The semiformal Osborne Garden is the first space visitors pass through upon entering Brooklyn Botanic Garden via the Eastern Parkway entrance. This Italianate garden features an emerald lawn framed by wisteria-draped pergolas. It is at its most colorful and dynamic in spring, when cherries, wisteria, crabapples, and azaleas bloom in succession. In summer, a lovely variety of annual flowers bloom, giving way to fall foliage, and crabapple fruits that persist through winter. Architectural features include two sets of stone columns and curving acoustic "whispering" benches.
The land that the garden occupies was added to Brooklyn Botanic Garden's property in the 1930s and was originally intended to showcase home gardening techniques. The garden was designed by landscape architect Harold Caparn and built in part with labor provided by the Civil Works Administration and the Works Progress Administration. It was dedicated by Garden donor Sade Elizabeth Osborne as a memorial to her husband, Dean Clay Osborne, in 1939.
The symmetrical design is typical of formal European-style gardens, and the garden's stone features evoke the Art Moderne style popular at the time.
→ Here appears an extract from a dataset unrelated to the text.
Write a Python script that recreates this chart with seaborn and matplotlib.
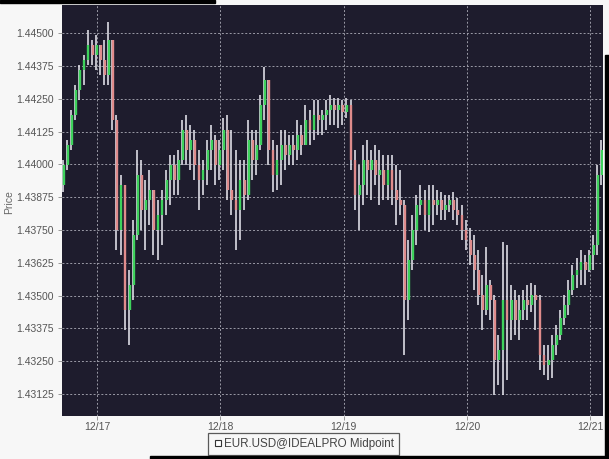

At the north end of the Osborne Garden is a pair of 35-foot-tall fluted stone columns designed by Caparn. Their bases feature reliefs of ginkgo leaves, which reference the ancient Roman fasces used in similar contexts to represent power. Here, however, Caparn instead used a botanical motif to symbolize peace. Next to the columns at either end of the garden are curved seats, informally called the whispering benches, which have acoustic properties that allow visitors on opposite sides to hear each other's whispers.
A boulder wall planted with a variety of species runs along the west side of the garden, and an elevated path leads past to Fawcett Terrace, a small seating area overlooking the garden. Annual beds feature spring bulbs, and later, summer-blooming annuals.
In 1947, noted landscape architect Alice Recknagel Ireys, also the designer of BBG's Fragrance Garden, incorporated plantings of bright-blossomed azaleas, wisterias, and evergreens to frame the central lawn. Another gift from Sade Osborne, the azalea display represented 1,200 specimens from the collection she had amassed in her own Brooklyn garden. Over time, the variety of plants in this garden has grown to include Japanese maples, dogwoods, and a beautifully manicured hornbeam hedge.